Material:
______

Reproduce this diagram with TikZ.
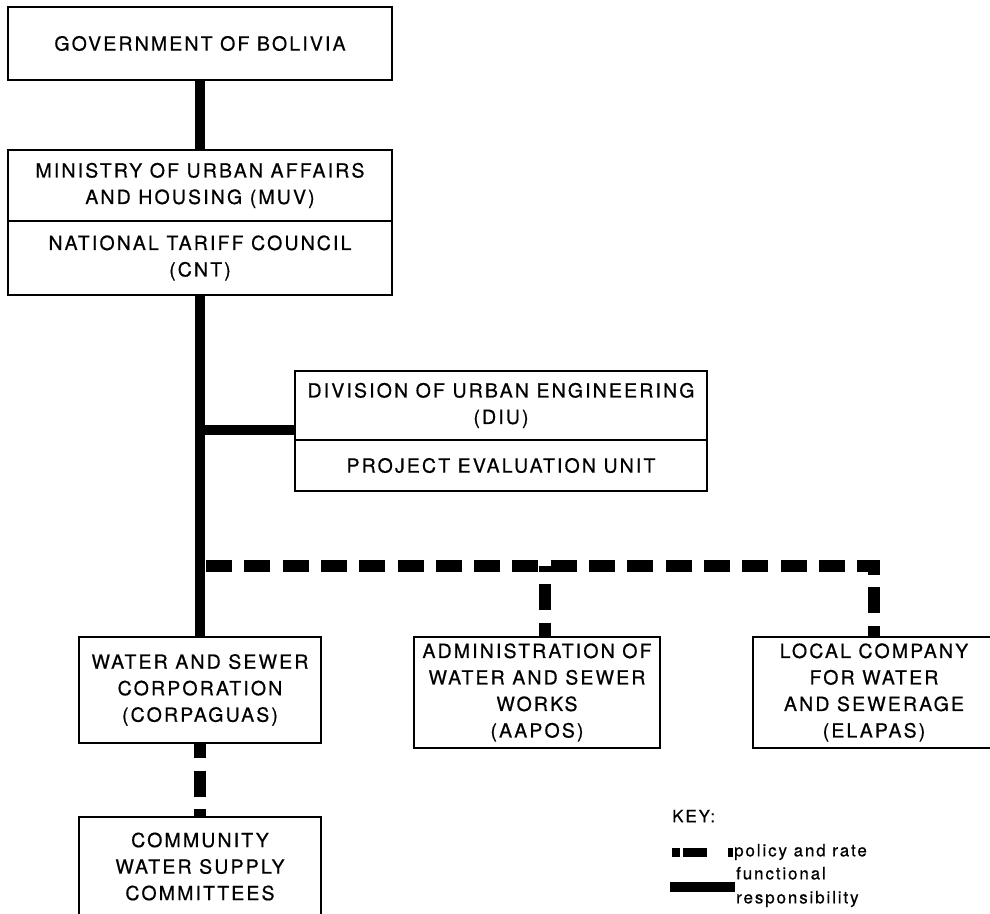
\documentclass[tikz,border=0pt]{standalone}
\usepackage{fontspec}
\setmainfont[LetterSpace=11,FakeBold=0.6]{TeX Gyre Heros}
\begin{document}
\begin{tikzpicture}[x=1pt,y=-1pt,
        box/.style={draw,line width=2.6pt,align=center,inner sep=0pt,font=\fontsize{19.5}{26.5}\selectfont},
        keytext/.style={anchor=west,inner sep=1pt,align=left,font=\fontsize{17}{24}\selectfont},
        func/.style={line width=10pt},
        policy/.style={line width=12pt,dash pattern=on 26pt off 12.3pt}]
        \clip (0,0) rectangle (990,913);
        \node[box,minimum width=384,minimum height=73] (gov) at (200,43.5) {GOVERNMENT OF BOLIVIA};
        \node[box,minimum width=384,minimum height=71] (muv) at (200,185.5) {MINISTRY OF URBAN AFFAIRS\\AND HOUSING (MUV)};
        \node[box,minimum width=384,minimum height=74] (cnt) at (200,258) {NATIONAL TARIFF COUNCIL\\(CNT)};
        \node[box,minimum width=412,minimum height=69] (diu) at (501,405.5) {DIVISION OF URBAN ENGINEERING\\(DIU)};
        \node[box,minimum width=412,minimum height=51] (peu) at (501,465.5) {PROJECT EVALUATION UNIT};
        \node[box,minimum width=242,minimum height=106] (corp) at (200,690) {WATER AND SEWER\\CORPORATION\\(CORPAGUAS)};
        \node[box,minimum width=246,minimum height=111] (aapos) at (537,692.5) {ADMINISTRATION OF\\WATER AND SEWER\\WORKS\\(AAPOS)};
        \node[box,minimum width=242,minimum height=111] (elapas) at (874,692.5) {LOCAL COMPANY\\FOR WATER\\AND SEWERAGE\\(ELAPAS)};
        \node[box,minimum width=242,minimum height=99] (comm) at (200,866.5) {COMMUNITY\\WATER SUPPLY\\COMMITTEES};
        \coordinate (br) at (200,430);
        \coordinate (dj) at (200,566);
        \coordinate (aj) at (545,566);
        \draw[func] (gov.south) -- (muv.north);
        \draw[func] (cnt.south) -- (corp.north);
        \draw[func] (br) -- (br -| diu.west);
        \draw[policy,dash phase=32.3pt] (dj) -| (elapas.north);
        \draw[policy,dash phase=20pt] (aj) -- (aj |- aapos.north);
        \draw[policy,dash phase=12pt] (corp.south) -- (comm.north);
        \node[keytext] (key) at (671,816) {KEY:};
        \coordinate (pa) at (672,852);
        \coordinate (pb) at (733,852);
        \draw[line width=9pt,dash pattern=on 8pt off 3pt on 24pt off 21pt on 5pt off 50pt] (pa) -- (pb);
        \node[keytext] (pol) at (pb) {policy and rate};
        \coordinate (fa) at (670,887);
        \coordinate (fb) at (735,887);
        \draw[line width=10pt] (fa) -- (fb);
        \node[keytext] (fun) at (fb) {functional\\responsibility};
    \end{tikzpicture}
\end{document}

______

Required work: Your copy of the data above should match it exactly, except that pictures are left out.

Expected output:
Reproduce this diagram with TikZ.
\documentclass[tikz,border=0pt]{standalone}
\usepackage{fontspec}
\setmainfont[LetterSpace=11,FakeBold=0.6]{TeX Gyre Heros}
\begin{document}
\begin{tikzpicture}[x=1pt,y=-1pt,
        box/.style={draw,line width=2.6pt,align=center,inner sep=0pt,font=\fontsize{19.5}{26.5}\selectfont},
        keytext/.style={anchor=west,inner sep=1pt,align=left,font=\fontsize{17}{24}\selectfont},
        func/.style={line width=10pt},
        policy/.style={line width=12pt,dash pattern=on 26pt off 12.3pt}]
        \clip (0,0) rectangle (990,913);
        \node[box,minimum width=384,minimum height=73] (gov) at (200,43.5) {GOVERNMENT OF BOLIVIA};
        \node[box,minimum width=384,minimum height=71] (muv) at (200,185.5) {MINISTRY OF URBAN AFFAIRS\\AND HOUSING (MUV)};
        \node[box,minimum width=384,minimum height=74] (cnt) at (200,258) {NATIONAL TARIFF COUNCIL\\(CNT)};
        \node[box,minimum width=412,minimum height=69] (diu) at (501,405.5) {DIVISION OF URBAN ENGINEERING\\(DIU)};
        \node[box,minimum width=412,minimum height=51] (peu) at (501,465.5) {PROJECT EVALUATION UNIT};
        \node[box,minimum width=242,minimum height=106] (corp) at (200,690) {WATER AND SEWER\\CORPORATION\\(CORPAGUAS)};
        \node[box,minimum width=246,minimum height=111] (aapos) at (537,692.5) {ADMINISTRATION OF\\WATER AND SEWER\\WORKS\\(AAPOS)};
        \node[box,minimum width=242,minimum height=111] (elapas) at (874,692.5) {LOCAL COMPANY\\FOR WATER\\AND SEWERAGE\\(ELAPAS)};
        \node[box,minimum width=242,minimum height=99] (comm) at (200,866.5) {COMMUNITY\\WATER SUPPLY\\COMMITTEES};
        \coordinate (br) at (200,430);
        \coordinate (dj) at (200,566);
        \coordinate (aj) at (545,566);
        \draw[func] (gov.south) -- (muv.north);
        \draw[func] (cnt.south) -- (corp.north);
        \draw[func] (br) -- (br -| diu.west);
        \draw[policy,dash phase=32.3pt] (dj) -| (elapas.north);
        \draw[policy,dash phase=20pt] (aj) -- (aj |- aapos.north);
        \draw[policy,dash phase=12pt] (corp.south) -- (comm.north);
        \node[keytext] (key) at (671,816) {KEY:};
        \coordinate (pa) at (672,852);
        \coordinate (pb) at (733,852);
        \draw[line width=9pt,dash pattern=on 8pt off 3pt on 24pt off 21pt on 5pt off 50pt] (pa) -- (pb);
        \node[keytext] (pol) at (pb) {policy and rate};
        \coordinate (fa) at (670,887);
        \coordinate (fb) at (735,887);
        \draw[line width=10pt] (fa) -- (fb);
        \node[keytext] (fun) at (fb) {functional\\responsibility};
    \end{tikzpicture}
\end{document}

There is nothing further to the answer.